Trabalho doméstico em condições análogas ao de escravo: a invisibilidade que decorre do afeto

Alline Pedrosa Oishi Delena

Fonte: DELENA, Alline Pedrosa Oishi. Trabalho doméstico em condições análogas ao de escravo: a invisibilidade que decorre do afeto. Revista do Tribunal do Trabalho da 2ª Região, São Paulo, v. 17, n. 33, p. 198-214, jan./jun. 2025.

Resumo: O presente artigo explora a complexa relação entre afeto e exploração no trabalho doméstico no Brasil, abordando como o vínculo emocional entre empregadores e trabalhadoras domésticas pode invisibilizar condições de trabalho análogas à escravidão. A análise começa com casos de vítimas que, apesar das condições de exploração, relutam em sair da casa dos empregadores por causa de laços afetivos. No sistema jurídico, o afeto torna-se um fator que dificulta o reconhecimento da exploração, pois testemunhos de trabalhadoras que afirmam ser “como da família” tendem a ser aceitos como prova suficiente de uma relação de convivência, ignorando evidências de exploração, como a ausência de salário e os direitos trabalhistas violados. O objetivo é, portanto, evidenciar como o “afeto” serve para mascarar e normalizar situações de exploração com a ótica colonialista remanescente do período colonial, revelando a necessidade urgente de mudanças na percepção e na legislação para proteger efetivamente essas trabalhadoras.

Sumário: 1 Introdução | 2 Trabalho doméstico, trabalho domesticado, trabalho em ambiente doméstico | 3 Afeto | 4 Lei Maria da Penha e trabalho doméstico – quando quem é quase da família sofre as violências do ambiente doméstico | 5 Trabalho decente das trabalhadoras domésticas: da Convenção 189 ao Projeto de Lei Sônia Maria de Jesus | 6 Conclusão

Quando escrevi pela primeira vez alguma coisa sobre o tema, o ano era 2022 (Delena; Colares, 2022) e a primeira Ação Civil Pública sobre o assunto havia sido julgada em 2021 (Brasil, 2020).

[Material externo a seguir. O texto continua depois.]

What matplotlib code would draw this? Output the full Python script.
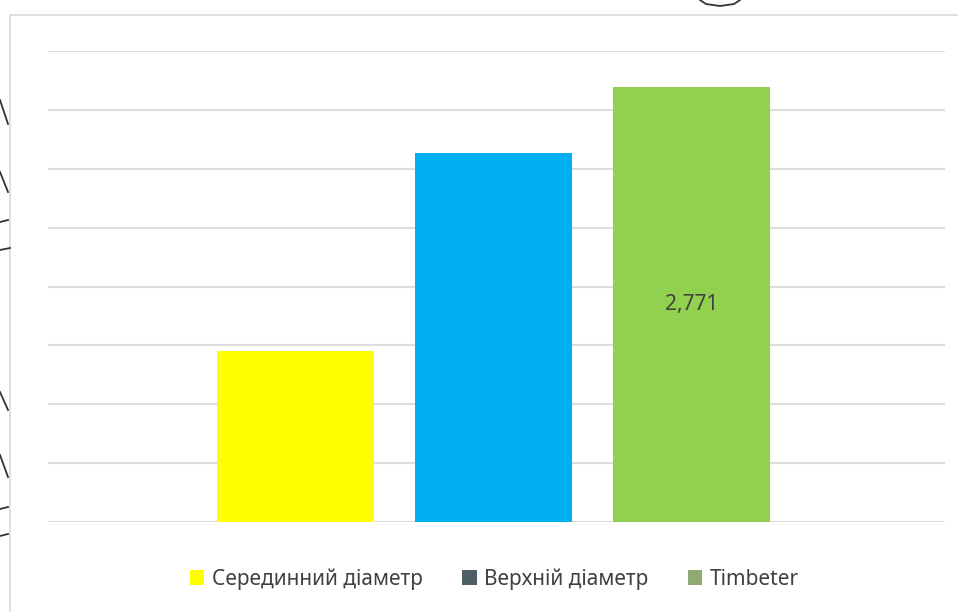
import matplotlib.pyplot as plt
from matplotlib.patches import Patch, Rectangle
from matplotlib.lines import Line2D

series = ['Серединний діаметр', 'Верхній діаметр', 'Timbeter']
values = [1.09, 2.35, 2.771]
bar_colors = ['#FFFF00', '#00B0F0', '#92D050']
legend_colors = ['#FFFF00', '#4F5F66', '#8FAA72']
y_step = 0.375
y_max = 3.0

W, H = 958, 612
fig = plt.figure(figsize=(W / 100, H / 100), dpi=100)
fig.patch.set_facecolor('white')

# рамка области диаграммы
fig.patches.append(Rectangle((10 / W, -0.1), 1.1, (H - 15) / H + 0.1,
                             transform=fig.transFigure, fill=False,
                             edgecolor='#D9D9D9', lw=1.2))

ax = fig.add_axes([48 / W, (H - 522) / H, (945 - 48) / W, (522 - 51) / H])
x = list(range(len(values)))
bars = ax.bar(x, values, width=0.79, color=bar_colors, zorder=3)

ax.set_xlim(-1.25, 3.28)
ax.set_ylim(0, y_max)
ticks = [i * y_step for i in range(int(round(y_max / y_step)) + 1)]
ax.set_yticks(ticks)
ax.grid(axis='y', color='#DDDDDD', lw=1.5, zorder=0)
ax.tick_params(left=False, bottom=False, labelleft=False, labelbottom=False)
for s in ax.spines.values():
    s.set_visible(False)

ax.text(x[2], values[2] / 2, '2,771', ha='center', va='center',
        fontsize=15, color='#404040', family='Noto Sans', zorder=4)

handles = [Patch(facecolor=c, edgecolor='none') for c in legend_colors]
fig.legend(handles, series, loc='center', bbox_to_anchor=(0.516, 33 / H),
           ncol=3, frameon=False, handlelength=0.7,
           handleheight=0.8, handletextpad=0.35, columnspacing=1.9,
           prop={'family': 'Noto Sans', 'size': 15},
           labelcolor='#404040')

# следы рукописных пометок по краям скана
marks = [((0, 100), (8, 124)), ((0, 172), (8, 192)), ((0, 222), (8, 220)),
         ((0, 250), (10, 248)), ((0, 392), (8, 410)), ((0, 455), (8, 477)),
         ((0, 509), (8, 507)), ((0, 536), (8, 534))]
for (x0, y0), (x1, y1) in marks:
    fig.lines.append(Line2D([x0 / W, x1 / W], [1 - y0 / H, 1 - y1 / H],
                            transform=fig.transFigure, color='#333333', lw=1.3))
fig.lines.append(Line2D([700 / W, 706 / W, 720 / W, 734 / W, 740 / W],
                        [1 - 0 / H, 1 - 4 / H, 1 - 6 / H, 1 - 4 / H, 1 - 0 / H],
                        transform=fig.transFigure, color='#333333', lw=1.3))

fig.savefig('out.png', dpi=100)
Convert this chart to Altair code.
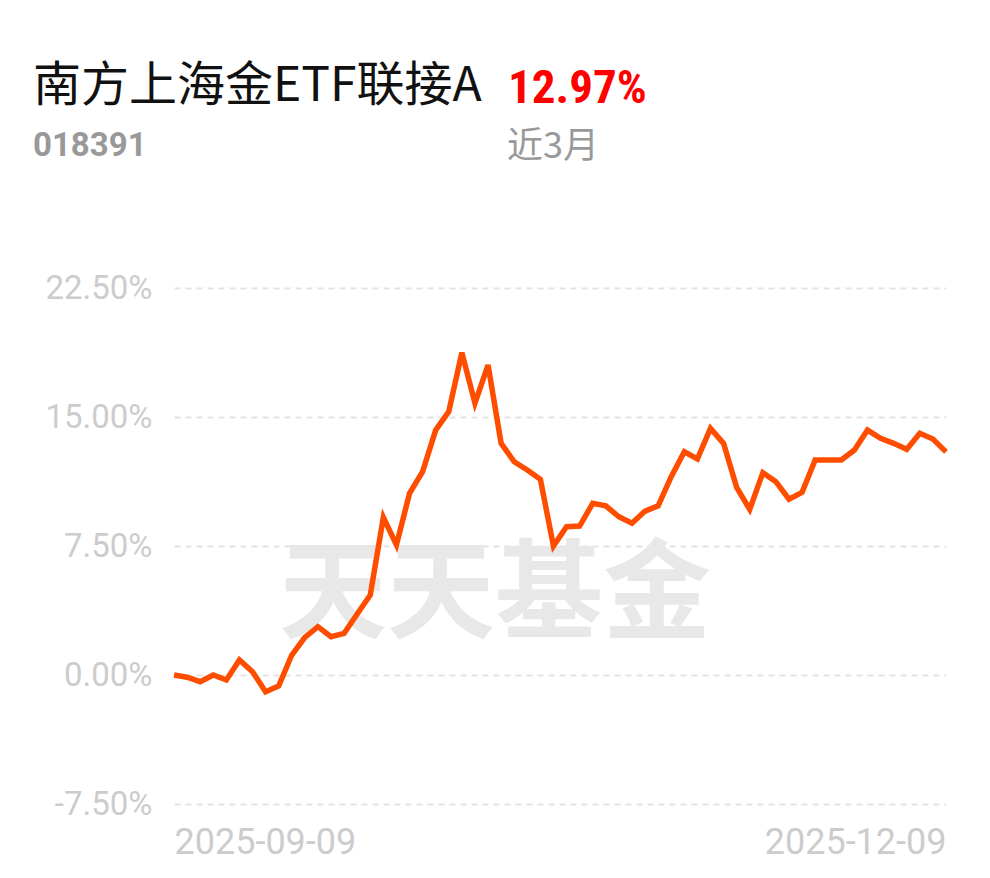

Aquele caso, diferentemente de outros tantos que se sucederam, já não tinha mais o afeto como fator de vínculo entre as partes. A vítima queria apenas receber algum dinheiro para poder ir embora e refazer sua vida. Mas seus empregadores, que já não lhe pagavam nada há cerca de 20 anos, haviam se mudado algum tempo antes, sem lhe deixar o paradeiro. Ela havia ficado para trás, junto com a casa, à venda. Mesmo assim, a interferência do Ministério Público do Trabalho na situação não era vista com bons olhos pela vítima, que repetia o tempo todo que isso era um assunto dela, e que ninguém tinha nada a ver com isso.

Anos depois, fomos chamados para outra ocorrência. A suposta vítima seria registrada como atendente de farmácia, mas na verdade trabalhava como doméstica sem qualquer direito, inclusive salário, sofrendo ameaças de ter que voltar para sua terra e “comer areia”.

Durante a inspeção, ficou claro que havia uma relação de dependência emocional entre a empregadora e a empregada. Anos de convivência, muita dedicação de uma pela outra, mas nenhum direito assegurado.

Diante dessa relação afetiva estabelecida, o resgate tornava-se inimaginável para a vítima, que jamais se percebeu como tal. Ela não queria sair dali.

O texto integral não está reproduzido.